Espagne : jugé pour corruption, l’ex-commissaire Villarejo se voit comme « l’ennemi à abattre »

Jeudi 14 octobre 2021

Espagne : jugé pour corruption, l’ex-commissaire Villarejo se voit comme « l’ennemi à abattre »

13 oct. 2021 Par Agence France-Presse

  • Mediapart.fr

L’ex-commissaire espagnol José Manuel Villarejo, mis en cause pour de multiples scandales impliquant l’élite économique et politique de l’Espagne, s’est posé en victime mercredi au premier jour de son procès, disant avoir été « traité » par le pouvoir « comme un ennemi à abattre ».

L’ex-commissaire espagnol José Manuel Villarejo, mis en cause pour de multiples scandales impliquant l’élite économique et politique de l’Espagne, s’est posé en victime mercredi au premier jour de son procès, disant avoir été « traité » par le pouvoir « comme un ennemi à abattre ».

« Je n’ai pas été traité comme un délinquant présumé, j’ai été traité comme un ennemi à abattre », a dénoncé l’ancien policier et ex-détective privé à son arrivée devant l’Audience nationale, principale instance pénale espagnole, qui le juge aux côtés de 26 autres personnes dans une vaste affaire d’espionnage.

« Dans ce pays, quand quelqu’un dérange, on l’anéantit, on le détruit, et malheureusement on utilise pour cela des institutions aussi sérieuses que la justice », a poursuivi le septuagénaire, béret sombre, lunettes de soleil et silhouette massive.

José Manuel Villarejo, 70 ans, est accusé d’avoir profité de ses fonctions pour enregistrer à leur insu des centaines de personnalités et monter des campagnes de discrédit pour le compte de prestigieux clients, en échange d’importantes sommes d’argent.

L’ancien gradé, qui a passé plus de trois ans en détention provisoire avant d’être remis en liberté début mars, doit répondre de faits de « corruption », « extorsion de fonds », « trafic d’influence » et « blanchiment d’argent ». Des qualifications qu’il conteste et pour lesquelles il se dit « innocent ».

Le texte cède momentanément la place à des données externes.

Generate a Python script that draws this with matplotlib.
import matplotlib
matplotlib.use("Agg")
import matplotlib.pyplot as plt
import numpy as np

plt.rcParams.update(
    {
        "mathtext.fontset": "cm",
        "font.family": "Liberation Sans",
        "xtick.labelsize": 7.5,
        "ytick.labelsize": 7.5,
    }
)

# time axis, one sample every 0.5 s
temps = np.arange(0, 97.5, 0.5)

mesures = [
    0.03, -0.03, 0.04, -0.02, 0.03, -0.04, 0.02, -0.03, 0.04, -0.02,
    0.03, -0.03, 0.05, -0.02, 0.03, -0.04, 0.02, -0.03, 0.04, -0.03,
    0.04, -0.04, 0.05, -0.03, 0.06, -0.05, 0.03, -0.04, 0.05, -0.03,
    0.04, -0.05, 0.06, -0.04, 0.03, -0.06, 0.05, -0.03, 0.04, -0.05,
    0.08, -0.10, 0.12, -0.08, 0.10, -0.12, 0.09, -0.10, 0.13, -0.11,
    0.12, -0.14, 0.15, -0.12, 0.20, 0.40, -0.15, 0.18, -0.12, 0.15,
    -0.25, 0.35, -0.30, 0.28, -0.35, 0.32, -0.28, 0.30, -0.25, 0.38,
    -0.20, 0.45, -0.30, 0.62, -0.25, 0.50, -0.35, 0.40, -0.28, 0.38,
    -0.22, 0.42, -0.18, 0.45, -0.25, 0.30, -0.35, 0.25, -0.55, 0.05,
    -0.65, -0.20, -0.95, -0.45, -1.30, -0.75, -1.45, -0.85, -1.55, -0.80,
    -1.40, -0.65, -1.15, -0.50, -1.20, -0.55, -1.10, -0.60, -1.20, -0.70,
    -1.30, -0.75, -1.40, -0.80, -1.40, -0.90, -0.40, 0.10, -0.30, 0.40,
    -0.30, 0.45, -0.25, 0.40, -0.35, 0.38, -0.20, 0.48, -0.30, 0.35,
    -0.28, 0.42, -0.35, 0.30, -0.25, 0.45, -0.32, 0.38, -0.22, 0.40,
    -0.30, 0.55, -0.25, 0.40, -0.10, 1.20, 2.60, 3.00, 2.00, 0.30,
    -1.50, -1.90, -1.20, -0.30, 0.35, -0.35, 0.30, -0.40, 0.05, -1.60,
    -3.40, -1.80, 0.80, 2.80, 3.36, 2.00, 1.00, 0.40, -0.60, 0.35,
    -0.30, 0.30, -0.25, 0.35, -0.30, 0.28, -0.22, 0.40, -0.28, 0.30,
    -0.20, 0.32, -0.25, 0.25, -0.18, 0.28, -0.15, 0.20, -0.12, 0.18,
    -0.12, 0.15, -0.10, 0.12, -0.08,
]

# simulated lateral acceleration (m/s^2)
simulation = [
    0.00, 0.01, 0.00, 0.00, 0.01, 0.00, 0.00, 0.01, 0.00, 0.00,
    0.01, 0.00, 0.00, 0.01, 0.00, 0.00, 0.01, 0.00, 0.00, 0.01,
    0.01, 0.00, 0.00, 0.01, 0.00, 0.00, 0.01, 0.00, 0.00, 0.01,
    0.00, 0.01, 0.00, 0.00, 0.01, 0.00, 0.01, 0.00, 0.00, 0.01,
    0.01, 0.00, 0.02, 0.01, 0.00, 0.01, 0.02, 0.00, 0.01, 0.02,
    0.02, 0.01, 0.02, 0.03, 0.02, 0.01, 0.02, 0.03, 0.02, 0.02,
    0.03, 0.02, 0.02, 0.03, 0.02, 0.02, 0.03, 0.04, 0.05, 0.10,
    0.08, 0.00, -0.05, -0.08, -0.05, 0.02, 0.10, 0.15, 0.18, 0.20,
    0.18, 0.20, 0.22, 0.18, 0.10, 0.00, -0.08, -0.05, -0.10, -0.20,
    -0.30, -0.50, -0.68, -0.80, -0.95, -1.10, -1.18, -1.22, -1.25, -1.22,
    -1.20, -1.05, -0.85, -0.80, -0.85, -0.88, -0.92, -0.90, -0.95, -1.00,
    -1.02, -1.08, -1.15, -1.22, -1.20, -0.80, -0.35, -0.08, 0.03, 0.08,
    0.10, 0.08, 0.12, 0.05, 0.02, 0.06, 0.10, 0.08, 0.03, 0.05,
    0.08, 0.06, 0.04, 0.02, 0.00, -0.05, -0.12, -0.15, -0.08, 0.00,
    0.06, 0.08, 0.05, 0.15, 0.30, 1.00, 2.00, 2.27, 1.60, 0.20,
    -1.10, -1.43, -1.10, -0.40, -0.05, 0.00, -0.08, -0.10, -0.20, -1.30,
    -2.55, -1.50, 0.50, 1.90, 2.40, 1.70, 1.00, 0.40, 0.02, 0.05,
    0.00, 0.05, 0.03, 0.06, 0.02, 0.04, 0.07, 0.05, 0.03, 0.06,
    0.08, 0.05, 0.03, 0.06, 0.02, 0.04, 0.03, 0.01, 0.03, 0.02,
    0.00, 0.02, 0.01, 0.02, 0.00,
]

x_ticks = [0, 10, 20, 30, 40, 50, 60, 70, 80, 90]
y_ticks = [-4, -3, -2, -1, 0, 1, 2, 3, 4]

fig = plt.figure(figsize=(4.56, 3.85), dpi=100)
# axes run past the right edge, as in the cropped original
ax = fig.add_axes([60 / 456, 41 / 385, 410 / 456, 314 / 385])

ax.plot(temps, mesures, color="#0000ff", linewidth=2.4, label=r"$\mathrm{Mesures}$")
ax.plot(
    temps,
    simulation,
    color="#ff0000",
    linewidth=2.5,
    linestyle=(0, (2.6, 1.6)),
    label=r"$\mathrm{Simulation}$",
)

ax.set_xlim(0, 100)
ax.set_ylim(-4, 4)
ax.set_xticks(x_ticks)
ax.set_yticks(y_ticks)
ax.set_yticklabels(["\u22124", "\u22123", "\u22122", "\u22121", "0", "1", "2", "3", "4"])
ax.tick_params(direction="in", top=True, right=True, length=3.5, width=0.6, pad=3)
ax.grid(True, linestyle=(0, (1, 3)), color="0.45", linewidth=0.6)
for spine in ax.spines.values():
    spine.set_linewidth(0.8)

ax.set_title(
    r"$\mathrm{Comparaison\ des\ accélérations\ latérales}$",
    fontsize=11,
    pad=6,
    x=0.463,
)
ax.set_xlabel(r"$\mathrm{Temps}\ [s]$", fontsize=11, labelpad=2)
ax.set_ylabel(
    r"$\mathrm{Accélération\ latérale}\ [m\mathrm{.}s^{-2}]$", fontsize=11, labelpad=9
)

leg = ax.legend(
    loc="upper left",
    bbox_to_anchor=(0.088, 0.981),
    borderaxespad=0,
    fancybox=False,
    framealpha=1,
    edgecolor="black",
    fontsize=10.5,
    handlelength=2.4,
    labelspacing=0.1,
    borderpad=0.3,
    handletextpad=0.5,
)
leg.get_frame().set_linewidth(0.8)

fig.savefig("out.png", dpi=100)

« Je respecte la loi, comme je l’ai fait toute ma vie », a assuré mercredi le septuagénaire, disant avoir eu le temps de « réfléchir » à la question du « bien et au mal » durant ses « trois ans et demi de méditation au Tibet » (ses années de détention provisoire, ndlr). « Je suis sûr qu’à la fin la vérité éclatera », a-t-il ajouté.

  • « justice folklorique » -

Les agissements de José Manuel Villarejo ont donné lieu ces dernières années à des dizaines d’enquêtes judiciaires, qui ont éclaboussé plusieurs grands noms de l’Ibex 35, l’indice de la Bourse de Madrid, mais aussi des magistrats et des élus - à l’image de l’ex-ministre de l’Intérieur conservateur de Mariano Rajoy, Jorge Fernandez Diaz.

Sur ces multiples affaires, trois doivent être examinées au cours des prochaines semaines : baptisées « Iron », « Land » et « Pintor », elles mettent en cause des chefs d’entreprise et des avocats soupçonnés d’avoir fait espionner des concurrents par le biais de Villarejo et de ses collaborateurs.

Pour ces trois affaires, 109 ans de prison ont été requis contre l’ancien commissaire. L’audience, prévue jusqu’à fin janvier à San Fernando de Henares, dans la banlieue de Madrid, devrait être suivie par plusieurs autres procès, sur des volets plus médiatiques faisant encore l’objet d’investigations.

Interrogé par des journalistes sur son état d’esprit à l’aube de ce premier procès, Villarejo a assuré en marge de l’audience être « tranquille », ayant « absolument confiance dans l’indépendance de la justice ». « Nous sommes dans un état de droit et j’espère donc qu’il n’y aura pas de justice folklorique », a-t-il insisté.

A l’issue d’une première journée d’audience consacrée à des questions de procédure, l’ancien policier - connu pour son bagoût et pour son sens de la provocation - a néanmoins essuyé un premier échec mercredi, l’Audience nationale ayant rejeté la demande de suspension déposée par son avocat.

Ces dernières années, l’ancien commissaire a distillé dans les médias de nombreux extraits de conversations compromettantes pour le pouvoir, notamment pour l’ancien roi Juan Carlos, soupçonné de malversations financières et en exil depuis plus d’un an à Abu Dhabi.

Une stratégie assumée par Villarejo, qui a dit mercredi avoir pensé qu’il était de « son devoir » de dénoncer « les choses illégales » auxquelles il a pu assister. « Moi je n’ai jamais eu peur d’aucun individu », même des plus « importants », a-t-il assuré en marge de l’audience.